Far too many false temples advertise themselves as sporting establishments, yet offer televised fare no better than your living-room tube. The true sports bar, so says scripture, shows every NFL game. Anything less, and a disciple cannot practice all facets of his or her religion -- such as monitoring the over-under on the Bengals-Falcons game. Nor can it meet the needs of guys like Chad Hanobik.
On opening Sunday, he's at BW3 in Rocky River, bedecked in a Colts hat and Marshall Faulk's Rams jersey. "I went to school with him at San Diego State," he says of the star halfback. As the story unfolds, it turns out that Hanobik attended SDSU for but one day and never actually knew Faulk. No matter. The true apostle realizes that even the most tenuous link is excuse enough for some serious bar time.
Hanobik has arrived early to stake a command post near the three big screens. His company will change with each shift: There's the Browns at 1 p.m., the Rams at 4, Miami at 8:30. "We're here every week," he says. "We're usually here about nine hours. I go home and take a nap after the second game, so I can come back for the 8 o'clock game."
On this day, he's boldly bet the over -- 33 -- on Chicago-Baltimore. The final score is 17-6; bet lost. Yet Hanobik, a large, affable man, has bigger worries. "I can't do it next week, 'cause I'm going to propose to my girlfriend. But I'm gonna try to do it Saturday, so I can get back in time for opening kickoff."
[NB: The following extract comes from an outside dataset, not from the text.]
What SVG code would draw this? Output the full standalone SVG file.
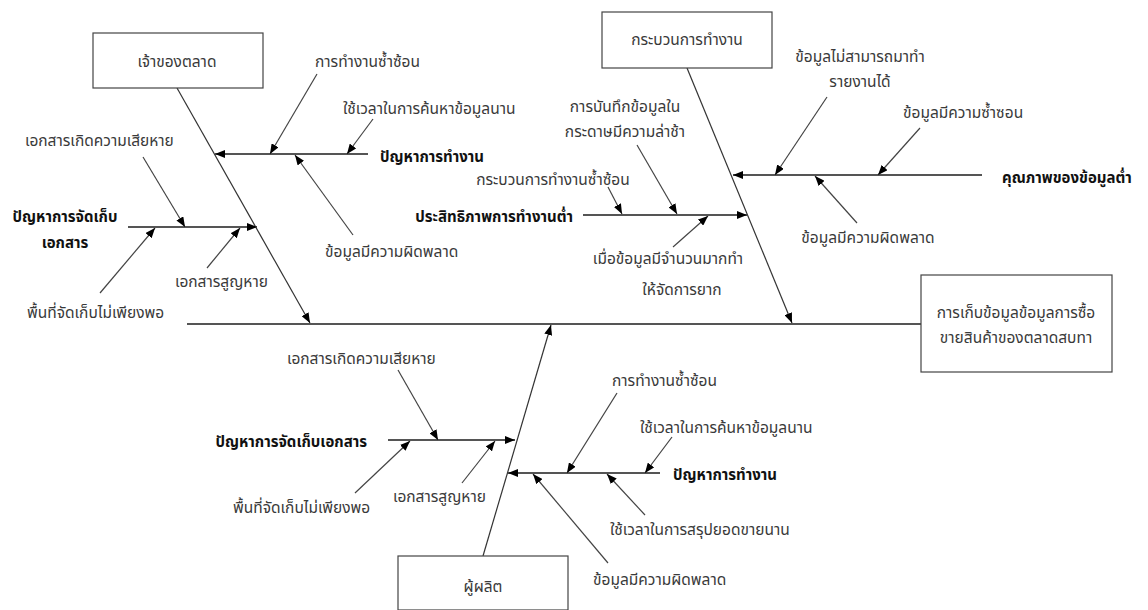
<svg xmlns="http://www.w3.org/2000/svg" width="1148" height="610" viewBox="0 0 1148 610">
<style>
text{font-family:"Noto Sans Thai","Tahoma","Leelawadee UI","Noto Sans","DejaVu Sans",sans-serif;font-size:15.5px;fill:#3a3a3a}
.b{font-weight:bold;fill:#111;font-size:15px}
.m{text-anchor:middle}
.e{text-anchor:end}
.box{fill:#fff;stroke:#444;stroke-width:1.2}
.d{stroke:#333;stroke-width:1.2;fill:none}
.h{stroke:#555;stroke-width:2;fill:none}
.s{stroke:#444;stroke-width:1.2;fill:none}
</style>
<defs>
<marker id="ah" viewBox="0 0 10 8" refX="10" refY="4" markerWidth="10" markerHeight="8" markerUnits="userSpaceOnUse" orient="auto">
<path d="M0,0 L10,4 L0,8 z" fill="#000"/>
</marker>
</defs>
<rect width="1148" height="610" fill="#fff"/>
<g id="connectors">
<line class="h" x1="187" y1="324" x2="921" y2="324"/>
<line class="d" x1="177" y1="88" x2="310" y2="323" marker-end="url(#ah)"/>
<line class="d" x1="687" y1="68" x2="792" y2="323" marker-end="url(#ah)"/>
<line class="d" x1="483" y1="556" x2="551" y2="325" marker-end="url(#ah)"/>
<line class="h" x1="368" y1="154" x2="215" y2="154" marker-end="url(#ah)"/>
<line class="s" x1="317" y1="74" x2="270" y2="154" marker-end="url(#ah)"/>
<line class="s" x1="373" y1="119" x2="347" y2="154" marker-end="url(#ah)"/>
<line class="s" x1="353" y1="235" x2="295" y2="155" marker-end="url(#ah)"/>
<line class="h" x1="128" y1="227" x2="257" y2="227" marker-end="url(#ah)"/>
<line class="s" x1="143" y1="157" x2="185" y2="227" marker-end="url(#ah)"/>
<line class="s" x1="100" y1="293" x2="155" y2="228" marker-end="url(#ah)"/>
<line class="s" x1="207" y1="268" x2="240" y2="228" marker-end="url(#ah)"/>
<line class="h" x1="583" y1="215" x2="747" y2="215" marker-end="url(#ah)"/>
<line class="s" x1="608" y1="187" x2="622" y2="214" marker-end="url(#ah)"/>
<line class="s" x1="637" y1="145" x2="677" y2="214" marker-end="url(#ah)"/>
<line class="s" x1="673" y1="247" x2="708" y2="216" marker-end="url(#ah)"/>
<line class="h" x1="982" y1="175" x2="733" y2="175" marker-end="url(#ah)"/>
<line class="s" x1="827" y1="97" x2="775" y2="175" marker-end="url(#ah)"/>
<line class="s" x1="920" y1="128" x2="878" y2="175" marker-end="url(#ah)"/>
<line class="s" x1="857" y1="223" x2="815" y2="176" marker-end="url(#ah)"/>
<line class="h" x1="388" y1="440" x2="515" y2="440" marker-end="url(#ah)"/>
<line class="s" x1="398" y1="370" x2="438" y2="440" marker-end="url(#ah)"/>
<line class="s" x1="355" y1="493" x2="410" y2="441" marker-end="url(#ah)"/>
<line class="s" x1="462" y1="483" x2="495" y2="441" marker-end="url(#ah)"/>
<line class="h" x1="660" y1="473" x2="508" y2="473" marker-end="url(#ah)"/>
<line class="s" x1="617" y1="393" x2="567" y2="473" marker-end="url(#ah)"/>
<line class="s" x1="672" y1="437" x2="645" y2="473" marker-end="url(#ah)"/>
<line class="s" x1="645" y1="515" x2="607" y2="474" marker-end="url(#ah)"/>
<line class="s" x1="608" y1="563" x2="533" y2="474" marker-end="url(#ah)"/>
</g>
<g id="owner"><rect class="box" x="93" y="33" width="170" height="55"/><text class="m" x="177" y="67">เจ้าของตลาด</text></g>
<g id="process"><rect class="box" x="602" y="12" width="170" height="56"/><text class="m" x="687" y="45">กระบวนการทำงาน</text></g>
<g id="effect"><rect class="box" x="921" y="275" width="191" height="97"/><text class="m" x="1016" y="318">การเก็บข้อมูลข้อมูลการซื้อ</text><text class="m" x="1016" y="343">ขายสินค้าของตลาดสบทา</text></g>
<g id="producer"><rect class="box" x="398" y="556" width="170" height="54"/><text class="m" x="483" y="592">ผู้ผลิต</text></g>
<g id="owner-work">
<text class="b" x="380" y="162">ปัญหาการทำงาน</text>
<text x="315" y="67">การทำงานซ้ำซ้อน</text>
<text x="343" y="114">ใช้เวลาในการค้นหาข้อมูลนาน</text>
<text x="325" y="257">ข้อมูลมีความผิดพลาด</text>
</g>
<g id="owner-storage">
<text class="b m" x="65" y="222">ปัญหาการจัดเก็บ</text>
<text class="b m" x="65" y="248">เอกสาร</text>
<text x="25" y="146">เอกสารเกิดความเสียหาย</text>
<text x="27" y="318">พื้นที่จัดเก็บไม่เพียงพอ</text>
<text x="175" y="287">เอกสารสูญหาย</text>
</g>
<g id="process-efficiency">
<text class="b e" x="573" y="222">ประสิทธิภาพการทำงานต่ำ</text>
<text class="m" x="553" y="185">กระบวนการทำงานซ้ำซ้อน</text>
<text class="m" x="625" y="112">การบันทึกข้อมูลใน</text>
<text class="m" x="625" y="137">กระดาษมีความล่าช้า</text>
<text class="m" x="668" y="264">เมื่อข้อมูลมีจำนวนมากทำ</text>
<text class="m" x="682" y="295">ให้จัดการยาก</text>
</g>
<g id="process-quality">
<text class="b" x="1002" y="183">คุณภาพของข้อมูลต่ำ</text>
<text class="m" x="860" y="62">ข้อมูลไม่สามารถมาทำ</text>
<text class="m" x="860" y="87">รายงานได้</text>
<text x="903" y="118">ข้อมูลมีความซ้ำซอน</text>
<text class="m" x="868" y="243">ข้อมูลมีความผิดพลาด</text>
</g>
<g id="producer-storage">
<text class="b e" x="367" y="447">ปัญหาการจัดเก็บเอกสาร</text>
<text x="287" y="364">เอกสารเกิดความเสียหาย</text>
<text x="233" y="513">พื้นที่จัดเก็บไม่เพียงพอ</text>
<text x="393" y="502">เอกสารสูญหาย</text>
</g>
<g id="producer-work">
<text class="b" x="673" y="480">ปัญหาการทำงาน</text>
<text x="612" y="386">การทำงานซ้ำซ้อน</text>
<text x="640" y="433">ใช้เวลาในการค้นหาข้อมูลนาน</text>
<text x="610" y="535">ใช้เวลาในการสรุปยอดขายนาน</text>
<text x="593" y="585">ข้อมูลมีความผิดพลาด</text>
</g>
</svg>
Give BW3 (four locations) an A for effort in attracting theologians of Hanobik's caliber. But this being Rocky River, it's a decidedly un-Browns-like crowd. There's only one mullet in the house, no sight of bookies working cell phones and betting sheets, and the satellite can handle only 7 of 10 games. (One noble fan -- read: this reviewer -- had his Vikes game switched to Buffalo-New Orleans for some late-arriving Bills fans, an unpardonable betrayal of sports-bar scripture.)
For the purer of heart, Harpo's on Brookpark Road is strategically located near factories and strip joints for maximum football ambiance. It's not much to look at, but there are plenty of TVs, the waitresses keep glasses full and ashtrays empty, and lunch and a solid drunk comes in at under 20 bucks. Loud cussing of Phil Dawson is also permitted.
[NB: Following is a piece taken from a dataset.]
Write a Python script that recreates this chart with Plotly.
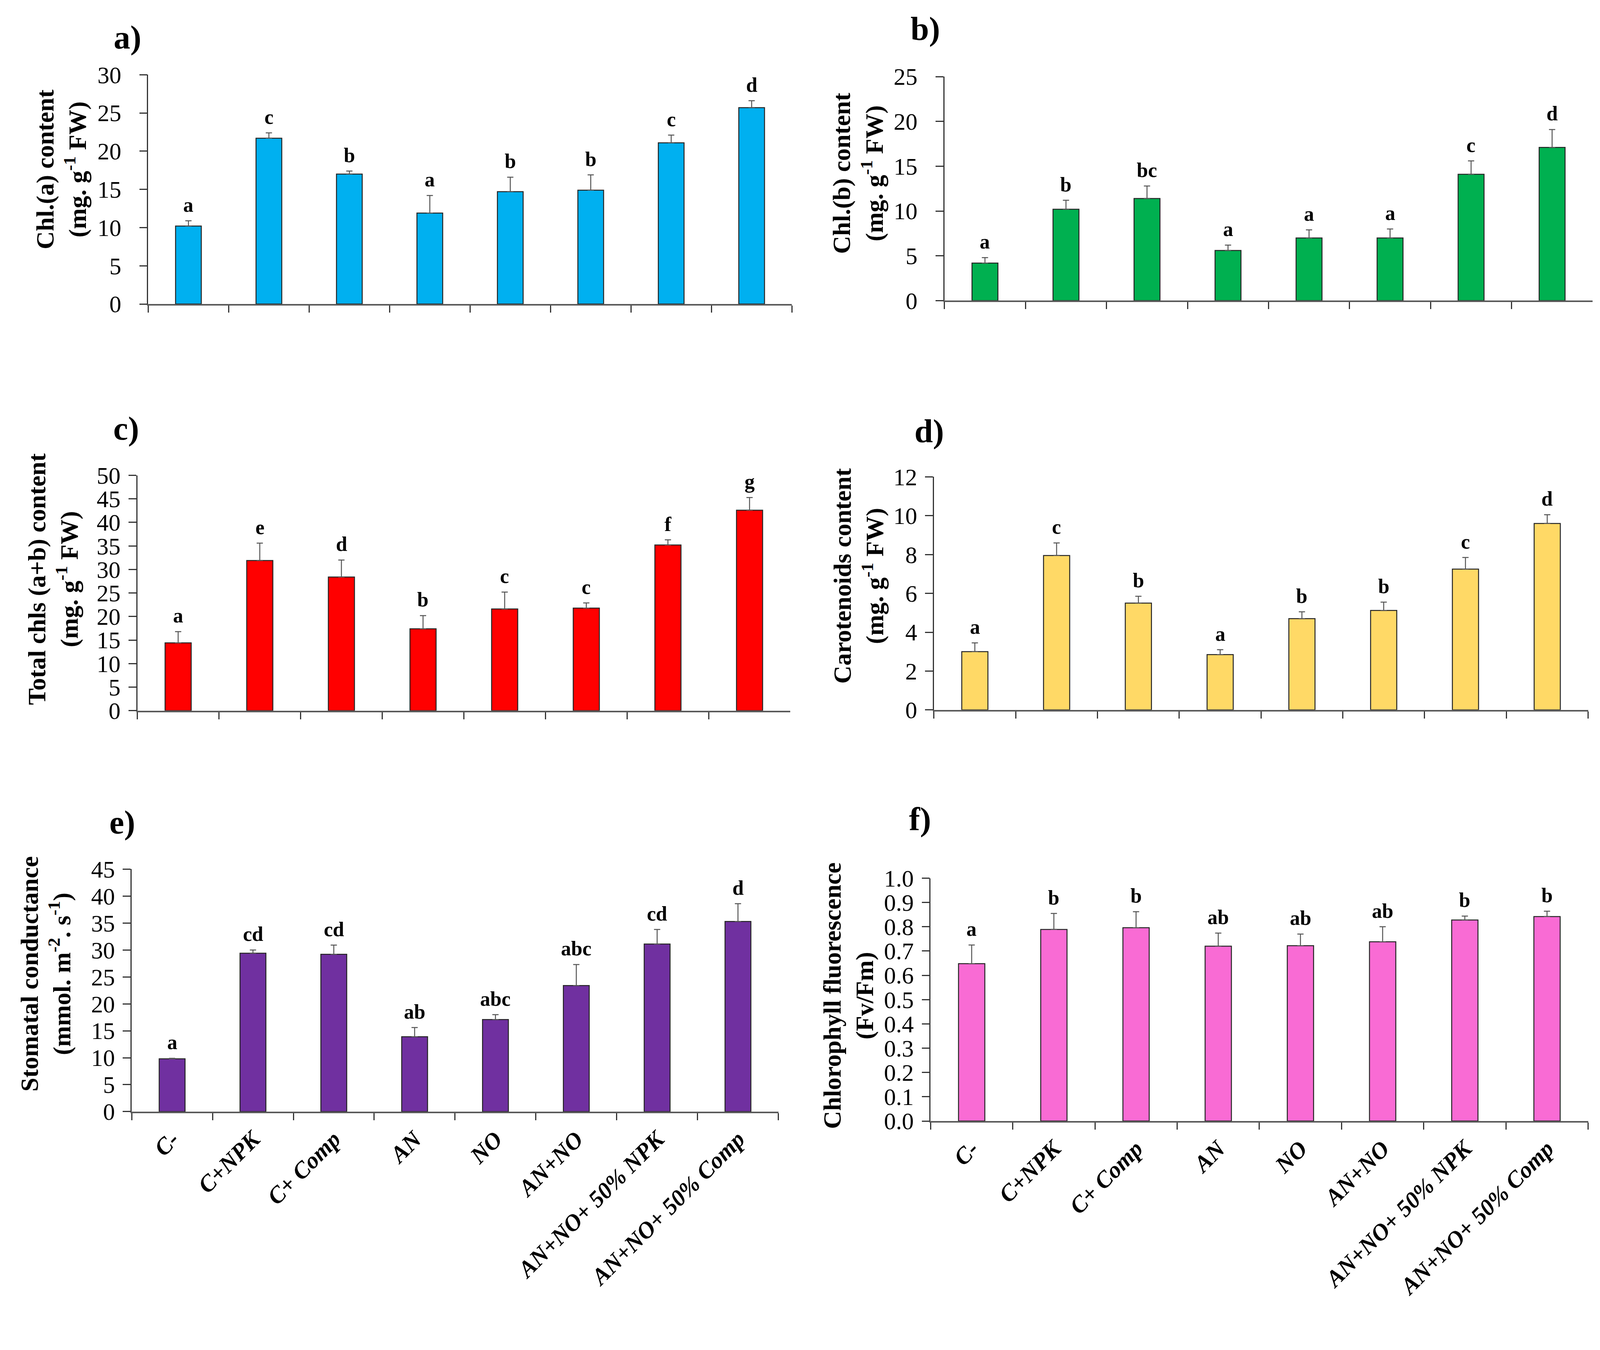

Other joints offering full religious services include Fox & Hound (Parma, Mayfield Heights, Akron), Slam Jams (North Olmsted, Solon), Shula's (Independence), and Panini's on Coventry (maximum of five games at a time).
Bar officials recommend arriving at least a half-hour before kickoff. Seats for this Sunday Mass, unlike those at conventional churches, fill up early.